> _The problem_
Return every line below in which "this" appears.

> _Supplied data_
>>>>
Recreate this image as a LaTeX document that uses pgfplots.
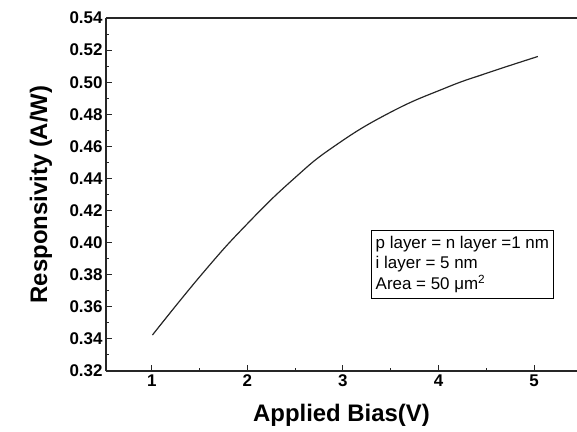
<<<<
>>>>
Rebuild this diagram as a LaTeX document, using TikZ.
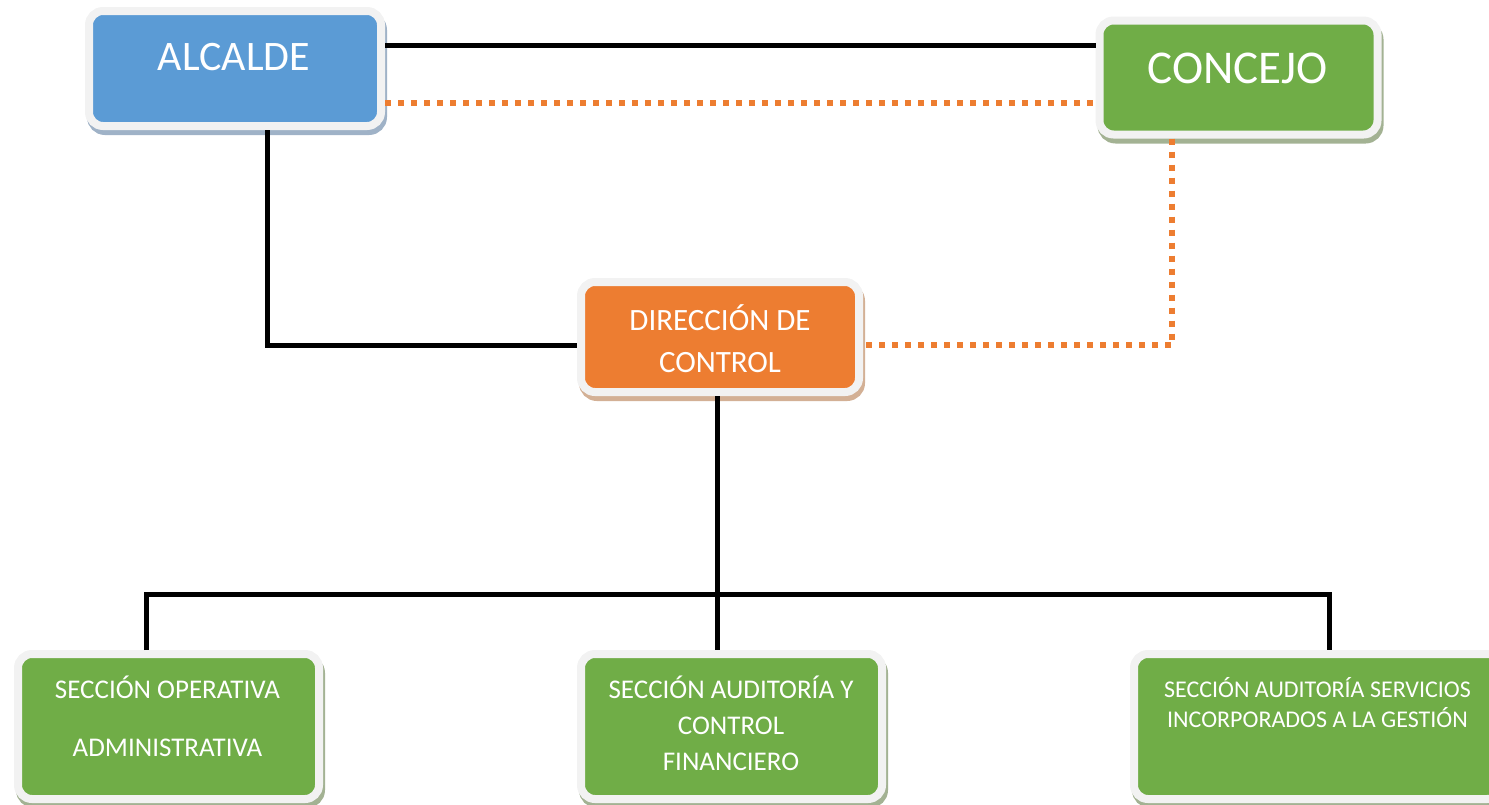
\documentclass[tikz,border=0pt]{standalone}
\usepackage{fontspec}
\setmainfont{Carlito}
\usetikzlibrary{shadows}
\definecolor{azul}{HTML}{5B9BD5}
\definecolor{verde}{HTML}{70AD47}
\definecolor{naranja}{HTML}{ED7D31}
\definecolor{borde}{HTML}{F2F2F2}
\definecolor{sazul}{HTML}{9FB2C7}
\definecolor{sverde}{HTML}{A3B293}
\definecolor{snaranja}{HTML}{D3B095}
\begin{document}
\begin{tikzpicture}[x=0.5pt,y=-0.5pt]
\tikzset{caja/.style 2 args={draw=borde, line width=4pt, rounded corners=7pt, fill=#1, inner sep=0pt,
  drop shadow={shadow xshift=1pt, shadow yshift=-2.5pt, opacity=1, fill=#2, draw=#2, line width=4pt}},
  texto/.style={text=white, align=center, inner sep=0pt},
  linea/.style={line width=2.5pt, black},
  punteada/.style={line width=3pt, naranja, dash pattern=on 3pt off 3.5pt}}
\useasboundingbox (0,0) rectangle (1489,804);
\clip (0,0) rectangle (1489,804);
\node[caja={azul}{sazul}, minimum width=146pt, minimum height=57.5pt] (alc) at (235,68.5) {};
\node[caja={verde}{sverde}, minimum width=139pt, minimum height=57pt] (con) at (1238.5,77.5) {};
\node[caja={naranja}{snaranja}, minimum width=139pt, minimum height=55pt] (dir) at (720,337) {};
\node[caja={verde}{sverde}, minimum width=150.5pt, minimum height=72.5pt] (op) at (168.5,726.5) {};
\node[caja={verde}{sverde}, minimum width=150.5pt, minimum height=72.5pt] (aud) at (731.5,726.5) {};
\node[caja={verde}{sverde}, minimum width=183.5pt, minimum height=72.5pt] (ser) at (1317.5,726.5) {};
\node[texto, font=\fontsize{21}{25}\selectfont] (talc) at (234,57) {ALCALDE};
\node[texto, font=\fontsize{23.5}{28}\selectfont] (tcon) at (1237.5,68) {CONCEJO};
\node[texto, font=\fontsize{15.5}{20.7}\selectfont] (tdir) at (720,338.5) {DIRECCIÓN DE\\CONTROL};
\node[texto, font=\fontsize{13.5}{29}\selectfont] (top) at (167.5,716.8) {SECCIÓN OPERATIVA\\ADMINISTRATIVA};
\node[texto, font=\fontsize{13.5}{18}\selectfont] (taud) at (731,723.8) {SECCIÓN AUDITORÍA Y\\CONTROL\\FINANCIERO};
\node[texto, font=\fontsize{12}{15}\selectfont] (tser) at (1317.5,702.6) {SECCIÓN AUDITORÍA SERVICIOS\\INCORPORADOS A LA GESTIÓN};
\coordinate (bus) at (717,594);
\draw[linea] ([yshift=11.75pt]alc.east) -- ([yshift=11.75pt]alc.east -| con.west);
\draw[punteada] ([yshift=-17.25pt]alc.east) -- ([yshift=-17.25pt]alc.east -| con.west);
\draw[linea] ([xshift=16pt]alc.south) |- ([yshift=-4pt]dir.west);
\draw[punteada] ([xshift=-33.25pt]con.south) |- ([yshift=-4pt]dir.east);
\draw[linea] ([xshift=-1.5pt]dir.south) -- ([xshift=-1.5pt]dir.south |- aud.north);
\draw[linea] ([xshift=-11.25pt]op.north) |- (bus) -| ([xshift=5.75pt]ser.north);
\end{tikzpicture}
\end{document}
<<<<
> _Full answer_
Recreate this image as a LaTeX document that uses pgfplots.
Rebuild this diagram as a LaTeX document, using TikZ.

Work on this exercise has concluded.